What Makes the Moon Completely Dark During a Lunar Eclipse?

A lunar eclipse occurs when the Sun, Earth, and Moon align, with Earth positioned between the other two bodies, casting a massive shadow that temporarily blocks the sunlight illuminating the Moon. During a total lunar eclipse, the Moon typically takes on a striking, coppery-red hue, earning it the nickname “Blood Moon.” The puzzling observation is that the Moon occasionally appears almost completely dark or a dull, dark gray color, defying the expectation of either redness or invisibility. This rare phenomenon of extreme darkness is the result of a precise combination of celestial mechanics and the temporary condition of Earth’s atmosphere.

The Geometry of a Lunar Eclipse

The shadow cast by Earth extends into space in two distinct parts due to the Sun’s large size relative to our planet. The outer and fainter part of this shadow is called the penumbra, where Earth blocks only a portion of the Sun’s light. The Moon begins to dim imperceptibly as it first passes into this region.

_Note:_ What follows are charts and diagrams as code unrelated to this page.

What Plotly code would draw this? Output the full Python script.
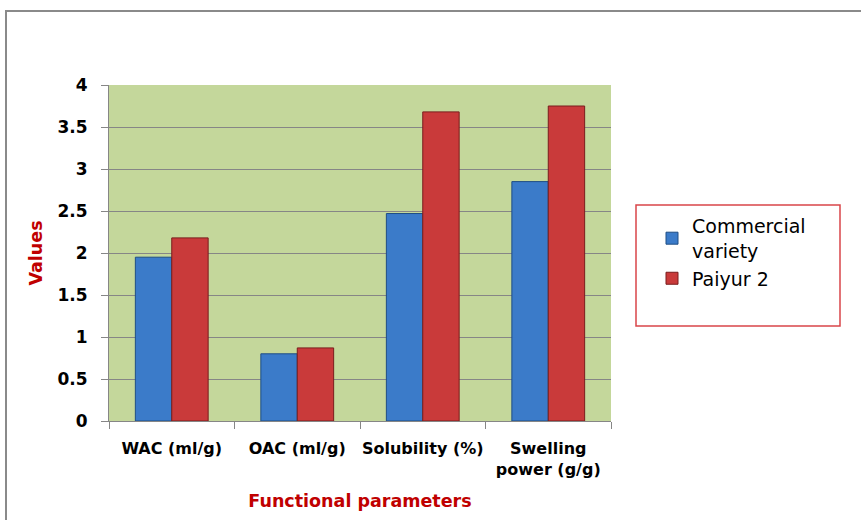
import plotly.graph_objects as go

categories = ["WAC (ml/g)", "OAC (ml/g)", "Solubility (%)", "Swelling<br>power (g/g)"]
commercial = [1.95, 0.80, 2.47, 2.85]
paiyur2 = [2.18, 0.87, 3.68, 3.75]
y_ticks = [0, 0.5, 1, 1.5, 2, 2.5, 3, 3.5, 4]
y_tick_labels = ["0", "0.5", "1", "1.5", "2", "2.5", "3", "3.5", "4"]

FONT = "DejaVu Sans, sans-serif"

fig = go.Figure()
fig.add_trace(go.Bar(name="Commercial<br>variety", x=categories, y=commercial,
                     marker=dict(color="#3b7bc9", line=dict(color="#1f4e85", width=1))))
fig.add_trace(go.Bar(name="Paiyur 2", x=categories, y=paiyur2,
                     marker=dict(color="#c93a3a", line=dict(color="#7a1d1d", width=1))))

L, R, T, B = 109, 611, 85, 421
W, H = 861, 520
pw, ph = R - L, B - T

def px(x):
    return (x - L) / pw

def py(y):
    return (B - y) / ph

fig.update_layout(
    width=W, height=H,
    margin=dict(l=L, r=W - R, t=T, b=H - B, autoexpand=False),
    paper_bgcolor="white",
    plot_bgcolor="#c4d79b",
    barmode="group",
    bargap=0.42,
    bargroupgap=0,
    font=dict(family=FONT, color="black"),
    showlegend=True,
    legend=dict(x=px(652), y=py(207), xanchor="left", yanchor="top",
                font=dict(size=19, family=FONT, color="black"),
                bgcolor="rgba(0,0,0,0)", borderwidth=0,
                tracegroupgap=9),
    xaxis=dict(
        tickfont=dict(size=16, family=FONT, color="black", weight="bold"),
        tickangle=0,
        showline=True, linecolor="#868686", linewidth=1,
        ticks="outside", ticklen=7, tickcolor="#868686", tickson="boundaries",
        ticklabelstandoff=13,
        title=dict(text="Functional parameters",
                   font=dict(size=17.5, family=FONT, color="#c00000", weight="bold"), standoff=16),
    ),
    yaxis=dict(
        range=[0, 4],
        tickvals=y_ticks, ticktext=y_tick_labels,
        tickfont=dict(size=17, family=FONT, color="black", weight="bold"),
        showline=True, linecolor="#868686", linewidth=1,
        ticks="outside", ticklen=7, tickcolor="#868686",
        ticklabelstandoff=10,
        showgrid=True, gridcolor="#868686", gridwidth=1,
        zeroline=False,
        title=dict(text="Values",
                   font=dict(size=17.5, family=FONT, color="#c00000", weight="bold"), standoff=10),
    ),
    shapes=[
        dict(type="rect", xref="paper", yref="paper",
             x0=px(6), x1=px(900), y0=py(560), y1=py(11),
             line=dict(color="#8a8a8a", width=2), fillcolor="rgba(0,0,0,0)", layer="below"),
        dict(type="rect", xref="paper", yref="paper",
             x0=px(636), x1=px(840), y0=py(326), y1=py(205),
             line=dict(color="#d9454a", width=1.5), fillcolor="white"),
    ],
)

fig.write_html("out.html", config={"displayModeBar": False},
               post_script="document.body.style.margin='0';")
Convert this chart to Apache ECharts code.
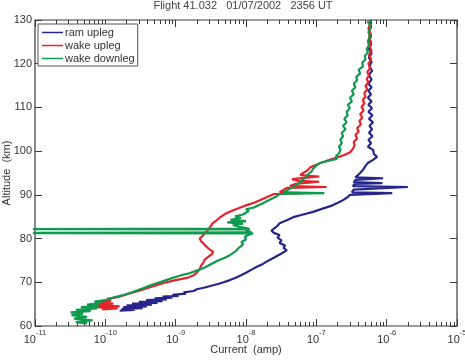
<!DOCTYPE html>
<html>
<head>
<meta charset="utf-8">
<script src="https://cdn.jsdelivr.net/npm/echarts@6/dist/echarts.min.js"></script>
<style>
html,body{margin:0;padding:0;background:#fff;}
#chart{width:465px;height:362px;}
</style>
</head>
<body>
<div id="chart"></div>
<script>
// ---- data: [current (amp), altitude (km)] ----
var seriesNames = ['ram upleg', 'wake upleg', 'wake downleg'];

var ramUpleg = [
[1.6e-10,63.5],[2.6e-10,63.7],[1.7e-10,63.9],[3.4e-10,64.1],[1.8e-10,64.3],[3.9e-10,64.5],[2.0e-10,64.7],[4.6e-10,64.9],
[2.4e-10,65.1],[5.5e-10,65.3],[3.0e-10,65.5],[6.5e-10,65.7],[3.8e-10,65.9],[7.5e-10,66.1],[5.0e-10,66.3],[9.0e-10,66.5],
[6.5e-10,66.7],[1.1e-9,66.9],[9.0e-10,67.1],[1.4e-9,67.4],[1.3e-9,67.7],[1.8e-9,68.0],[2.0e-9,68.4],[2.6e-9,68.8],
[3.2e-9,69.2],[4.0e-9,69.6],[4.8e-9,70.0],[5.9e-9,70.5],[7.0e-9,71.0],[8.5e-9,71.6],[1.0e-8,72.2],[1.2e-8,72.9],
[1.45e-8,73.6],[1.74e-8,74.2],[2.1e-8,75.0],[2.6e-8,75.8],[3.2e-8,76.6],[3.8e-8,77.3],[3.4e-8,77.9],[3.6e-8,78.4],
[3.0e-8,79.0],[3.2e-8,79.6],[2.8e-8,80.2],[3.0e-8,80.8],[2.5e-8,81.3],[2.3e-8,81.8],[2.5e-8,82.3],[2.8e-8,82.9],
[3.0e-8,83.5],[3.8e-8,84.2],[4.7e-8,84.9],[6.5e-8,85.5],[9.0e-8,86.1],[1.2e-7,86.8],[1.7e-7,87.6],[2.1e-7,88.3],
[2.4e-7,88.8],[2.8e-7,89.5],[3.0e-7,90.0],[1.2e-6,90.4],[3.2e-7,90.6],[3.4e-7,91.2],[2.0e-6,91.8],[3.3e-7,92.0],
[3.5e-7,92.5],[8.7e-7,92.7],[3.4e-7,92.9],[3.6e-7,93.4],[8.9e-7,93.8],[3.6e-7,94.0],[3.8e-7,94.4],[4.2e-7,95.0],
[4.6e-7,95.7],[4.9e-7,96.4],[5.4e-7,97.3],[6.4e-7,98.0],[7.3e-7,98.7],[6.6e-7,99.3],[6.4e-7,100.3],[5.4e-7,101.0],
[6.0e-7,101.8],[5.5e-7,102.6],[6.3e-7,103.4],[5.6e-7,104.2],[6.2e-7,105.0],[5.7e-7,105.8],[6.4e-7,106.6],[5.6e-7,107.4],
[6.3e-7,108.2],[5.5e-7,109.0],[6.2e-7,109.8],[5.5e-7,110.6],[6.1e-7,111.4],[5.4e-7,112.2],[6.0e-7,113.0],[5.5e-7,113.8],
[6.1e-7,114.6],[5.5e-7,115.4],[6.1e-7,116.4],[5.6e-7,117.4],[6.2e-7,118.4],[5.7e-7,119.4],[6.1e-7,120.4],[5.6e-7,121.4],
[6.1e-7,122.4],[5.6e-7,123.4],[6.0e-7,124.4],[5.7e-7,125.4],[6.0e-7,126.4],[5.6e-7,127.4],[6.0e-7,128.4],[5.8e-7,129.4],[6.0e-7,130]
];

var wakeUpleg = [
[9.0e-11,63.8],[1.5e-10,64.0],[7.0e-11,64.3],[1.6e-10,64.5],[7.5e-11,64.8],[1.3e-10,65.1],[8.5e-11,65.4],[1.2e-10,65.8],
[1.05e-10,66.2],[1.5e-10,66.6],[1.9e-10,67.1],[2.4e-10,67.6],[3.2e-10,68.2],[4.2e-10,68.8],[5.5e-10,69.4],[7.0e-10,69.9],
[1.0e-9,70.5],[1.45e-9,71.0],[1.8e-9,71.6],[2.0e-9,72.2],[2.2e-9,73.0],[2.3e-9,73.8],[2.5e-9,74.6],[2.6e-9,75.2],
[2.9e-9,75.8],[3.3e-9,76.5],[3.4e-9,77.0],[3.0e-9,77.6],[2.7e-9,78.2],[2.5e-9,78.8],[2.3e-9,79.4],[2.2e-9,80.0],
[2.4e-9,80.6],[2.6e-9,81.2],[2.8e-9,81.8],[3.0e-9,82.4],[3.2e-9,83.0],[3.4e-9,83.6],[3.9e-9,84.3],[4.4e-9,85.0],
[5.0e-9,85.6],[6.2e-9,86.3],[8.0e-9,87.0],[1.0e-8,87.6],[1.3e-8,88.2],[1.6e-8,88.8],[2.0e-8,89.5],[2.5e-8,90.2],
[6.0e-8,90.4],[3.0e-8,90.6],[3.4e-8,91.1],[3.8e-8,91.6],[1.4e-7,91.8],[4.2e-8,92.0],[5.0e-8,92.5],[1.1e-7,93.0],
[5.5e-8,93.2],[4.5e-8,93.6],[1.1e-7,94.2],[5.9e-8,94.5],[6.5e-8,95.0],[7.5e-8,95.6],[8.2e-8,96.3],[1.0e-7,96.9],
[1.2e-7,97.4],[1.55e-7,98.0],[2.0e-7,98.6],[2.5e-7,99.1],[3.0e-7,99.7],[3.3e-7,100.5],[3.5e-7,101.3],[3.4e-7,102.1],
[3.8e-7,102.9],[3.6e-7,103.7],[4.0e-7,104.5],[3.8e-7,105.3],[4.3e-7,106.1],[4.1e-7,106.9],[4.5e-7,107.7],[4.2e-7,108.5],
[4.7e-7,109.3],[4.4e-7,110.1],[4.8e-7,110.9],[4.6e-7,111.7],[5.0e-7,112.5],[4.8e-7,113.3],[5.3e-7,114.1],[5.0e-7,114.9],
[5.5e-7,115.7],[5.2e-7,116.5],[5.6e-7,117.3],[5.3e-7,118.1],[5.8e-7,119.0],[5.5e-7,120.0],[6.0e-7,121.0],[5.6e-7,122.0],
[6.1e-7,123.0],[5.7e-7,124.0],[6.0e-7,125.0],[5.6e-7,126.0],[5.9e-7,127.0],[5.5e-7,128.0],[5.8e-7,129.0],[5.3e-7,129.7]
];

var wakeDownleg = [
[5.5e-11,60.6],[3.8e-11,60.9],[6.6e-11,61.3],[3.6e-11,61.7],[5.5e-11,62.1],[3.3e-11,62.5],[4.8e-11,62.8],[3.2e-11,63.1],
[6.2e-11,63.4],[3.8e-11,63.7],[7.6e-11,64.0],[4.5e-11,64.3],[8.0e-11,64.6],[5.5e-11,64.9],[9.0e-11,65.3],[7.0e-11,65.6],
[1.05e-10,66.0],[1.3e-10,66.5],[1.8e-10,67.1],[2.4e-10,67.7],[3.0e-10,68.3],[3.9e-10,69.0],[5.0e-10,69.6],[6.5e-10,70.2],
[9.1e-10,71.0],[1.2e-9,71.6],[1.6e-9,72.1],[2.0e-9,72.7],[2.6e-9,73.4],[3.2e-9,74.2],[4.0e-9,75.0],[5.0e-9,75.6],
[5.9e-9,76.2],[7.0e-9,77.0],[7.8e-9,77.8],[9.1e-9,78.6],[8.6e-9,79.2],[1.0e-8,79.8],[9.6e-9,80.4],[1.1e-8,80.9],
[1.26e-8,81.2],[1e-12,81.25],[1e-12,81.35],[1.2e-8,81.4],[1.0e-8,81.8],[1.14e-8,82.1],[1e-12,82.15],[1e-12,82.25],
[1.1e-8,82.3],[8.0e-9,82.7],[6.5e-9,83.1],[9.1e-9,83.4],[5.4e-9,83.7],[1.0e-8,84.0],[6.0e-9,84.3],[8.5e-9,84.7],
[7.0e-9,85.1],[9.0e-9,85.5],[8.5e-9,85.9],[1.1e-8,86.3],[1.0e-8,86.7],[1.3e-8,87.1],[1.5e-8,87.6],[1.74e-8,88.1],
[2.0e-8,88.6],[2.4e-8,89.2],[2.8e-8,89.8],[3.0e-8,90.2],[1.3e-7,90.4],[3.4e-8,90.6],[4.0e-8,91.2],[4.7e-8,91.8],
[5.5e-8,92.5],[6.0e-8,93.2],[7.0e-8,93.9],[7.5e-8,94.6],[8.5e-8,95.3],[9.0e-8,96.0],[1.0e-7,96.7],[1.13e-7,97.3],
[1.4e-7,97.7],[1.96e-7,98.2],[1.9e-7,98.8],[2.1e-7,99.5],[2.2e-7,100.3],[2.1e-7,101.0],[2.3e-7,101.8],[2.2e-7,102.6],
[2.4e-7,103.4],[2.3e-7,104.2],[2.6e-7,105.0],[2.4e-7,105.8],[2.7e-7,106.6],[2.5e-7,107.4],[2.8e-7,108.2],[2.7e-7,109.0],
[3.0e-7,109.8],[2.8e-7,110.6],[3.2e-7,111.4],[3.0e-7,112.2],[3.4e-7,113.0],[3.2e-7,113.8],[3.6e-7,114.6],[3.4e-7,115.4],
[3.8e-7,116.2],[3.7e-7,117.0],[4.2e-7,117.8],[4.0e-7,118.6],[4.6e-7,119.4],[4.5e-7,120.2],[5.0e-7,121.0],[4.9e-7,121.8],
[5.4e-7,122.6],[5.2e-7,123.4],[5.6e-7,124.2],[5.4e-7,125.2],[5.8e-7,126.2],[5.5e-7,127.2],[5.9e-7,128.2],[5.6e-7,129.2],[5.9e-7,130]
];

// ---- axes / ticks ----
var xMinExp = -11, xMaxExp = -5;
var xTickExponents = [-11, -10, -9, -8, -7, -6, -5];
var minorMultipliers = [2, 3, 4, 5, 6, 7, 8, 9];
var yTicks = [60, 70, 80, 90, 100, 110, 120, 130];
var titleText = 'Flight 41.032   01/07/2002   2356 UT';
var xName = 'Current  (amp)';
var yName = 'Altitude  (km)';
var colors = ['#25258c', '#e5232b', '#0e9b4e'];

var minorTickPos = [];
for (var e = xMinExp; e < xMaxExp; e++) {
  for (var k = 0; k < minorMultipliers.length; k++) minorTickPos.push(e + Math.log10(minorMultipliers[k]));
}

var axisColor = '#3a3a3a';
var textColor = '#333';
var font = 'Liberation Sans, Arial, sans-serif';

var chart = echarts.init(document.getElementById('chart'), null, {renderer: 'canvas'});

function baseLog(pos) {
  return {
    type: 'log', logBase: 10, min: Math.pow(10, xMinExp), max: Math.pow(10, xMaxExp),
    interval: 1, position: pos, gridIndex: 0,
    axisLine: {show: false},
    axisTick: {show: true, inside: true, length: 7, lineStyle: {color: axisColor, width: 1}},
    splitLine: {show: false},
    minorTick: {show: false}
  };
}
function minorAxis(pos) {
  return {
    type: 'value', min: xMinExp, max: xMaxExp, position: pos, gridIndex: 0,
    axisLine: {show: false},
    axisTick: {show: true, inside: true, length: 4, customValues: minorTickPos, lineStyle: {color: axisColor, width: 1}},
    axisLabel: {show: false},
    splitLine: {show: false}
  };
}

var xBottom = baseLog('bottom');
xBottom.axisLabel = {
  show: true, margin: 3, color: textColor, fontFamily: font, hideOverlap: false,
  formatter: function (v) {
    var ex = Math.round(Math.log10(v));
    return '{b|10}{e|' + ex + '}';
  },
  rich: {
    b: {fontSize: 11, fontFamily: font, color: textColor, verticalAlign: 'bottom', lineHeight: 16, padding: [5, 0, 0, 0]},
    e: {fontSize: 7.5, fontFamily: font, color: textColor, verticalAlign: 'top', lineHeight: 16, padding: [0, 0, 7, 0]}
  }
};
xBottom.name = xName;
xBottom.nameLocation = 'middle';
xBottom.nameGap = 18;
xBottom.nameMoveOverlap = false;
xBottom.nameTextStyle = {fontSize: 11, fontFamily: font, color: textColor};

var xTop = baseLog('top');
xTop.axisLabel = {show: false};

var option = {
  animation: false,
  backgroundColor: '#fff',
  color: colors,
  title: {
    text: titleText, left: 243, textAlign: 'center', top: 0, padding: 0,
    textStyle: {fontSize: 11, fontWeight: 'normal', color: '#444', fontFamily: font}
  },
  legend: {
    data: seriesNames, orient: 'vertical', left: 38, top: 24,
    icon: 'rect', itemWidth: 21, itemHeight: 1.5, itemGap: 2,
    padding: [3, 3, 2, 4],
    borderColor: '#555', borderWidth: 1, backgroundColor: '#fff',
    textStyle: {fontSize: 11, fontFamily: font, color: textColor, padding: [0, 0, 0, -3]}
  },
  grid: {
    left: 35, right: 8, top: 20, bottom: 36, show: true, containLabel: false, outerBoundsMode: 'none',
    borderColor: axisColor, borderWidth: 1.2, backgroundColor: 'transparent'
  },
  xAxis: [xBottom, minorAxis('bottom'), xTop, minorAxis('top')],
  yAxis: [
    {
      type: 'value', min: yTicks[0], max: yTicks[yTicks.length - 1], interval: 10, position: 'left',
      axisLine: {show: false},
      axisTick: {show: true, inside: true, length: 7, lineStyle: {color: axisColor}},
      axisLabel: {show: true, margin: 3, fontSize: 11, fontFamily: font, color: textColor},
      splitLine: {show: false},
      name: yName, nameLocation: 'middle', nameGap: 23, nameMoveOverlap: false,
      nameTextStyle: {fontSize: 11, fontFamily: font, color: textColor}
    },
    {
      type: 'value', min: yTicks[0], max: yTicks[yTicks.length - 1], interval: 10, position: 'right',
      axisLine: {show: false},
      axisTick: {show: true, inside: true, length: 7, lineStyle: {color: axisColor}},
      axisLabel: {show: false},
      splitLine: {show: false}
    }
  ],
  series: [
    {name: seriesNames[0], type: 'line', data: ramUpleg, xAxisIndex: 0, yAxisIndex: 0, showSymbol: false, symbol: 'none',
     lineStyle: {width: 2.2, color: colors[0]}, z: 3},
    {name: seriesNames[1], type: 'line', data: wakeUpleg, xAxisIndex: 0, yAxisIndex: 0, showSymbol: false, symbol: 'none',
     lineStyle: {width: 2.2, color: colors[1]}, z: 4},
    {name: seriesNames[2], type: 'line', data: wakeDownleg, xAxisIndex: 0, yAxisIndex: 0, showSymbol: false, symbol: 'none',
     lineStyle: {width: 2.2, color: colors[2]}, z: 5, clip: false}
  ]
};
chart.setOption(option);
</script>
</body>
</html>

The central and darkest part of the shadow is known as the umbra, where all direct sunlight is physically blocked by the Earth’s mass. A partial lunar eclipse occurs when only a segment of the Moon enters the umbra, but a total lunar eclipse is achieved only when the entire lunar disk is fully immersed in this deep shadow. The size of the umbra at the Moon’s distance is large enough to easily swallow the Moon whole.

The Moon’s path through these shadows varies with each event, influencing the eclipse’s duration and appearance. The alignment must be precise because the Moon’s orbit is tilted about five degrees relative to Earth’s orbit around the Sun, meaning most full moons pass above or below the shadow.

Earth’s Atmosphere and the Color Red

Despite being fully inside the Earth’s umbra, the Moon is rarely completely black because Earth’s atmosphere acts like a lens, bending sunlight into the shadow. This refracted light bathes the Moon in a reddish glow, preventing total darkness.

The atmosphere filters the sunlight through Rayleigh scattering, the same mechanism that makes the sky appear blue. Short-wavelength light, such as blue and green, is scattered much more efficiently by the tiny nitrogen and oxygen molecules.

As sunlight travels horizontally through the long, dense path of air around the Earth’s edges, the blue light is dispersed away from the shadow cone. The remaining long-wavelength light, primarily red and orange, passes through the atmosphere. This red light is then refracted inward toward the Moon, illuminating its surface even though Earth blocks the Sun. The reddish color is a consequence of atmospheric filtering, not a property of the shadow itself.

The density of the atmosphere also plays a role. Lower layers contain more gas that refracts sunlight through larger angles toward the center of the umbra. Higher atmospheric layers refract light through smaller angles, generally illuminating the outer parts of the shadow more brightly. This explains why the Moon often appears brighter on its edges and darker toward its center during a total eclipse.

Conditions for Maximum Darkness

The rare instances when the Moon appears extremely dark are caused by two primary factors that reduce the amount of refracted red light reaching the lunar surface.

One factor is the specific geometry of the Moon’s passage through the umbra. If the Moon passes deeply through the center of the umbra, it encounters the region that receives the least amount of refracted light. Light must bend significantly to reach the center of the shadow cone, where the atmosphere’s lensing effect is weakest. A central passage means the Moon is less illuminated by the ring of scattered light around the Earth’s limb, resulting in a darker appearance.

This is compounded by the second factor: the opacity and composition of Earth’s atmosphere. Major volcanic eruptions, for example, inject massive quantities of ash and sulfur aerosols high into the atmosphere. These particulates scatter and absorb the red light that would normally be refracted into the umbra, blocking the illumination beam.

Historical observations, sometimes measured on the five-point Danjon scale, show a strong correlation between these dark events and recent large volcanic eruptions. The total lunar eclipse observed after the 1991 eruption of Mount Pinatubo, for instance, was notably dark because the volcanic haze severely attenuated the light, causing the Moon to appear a dull, brownish-gray instead of the typical copper-red.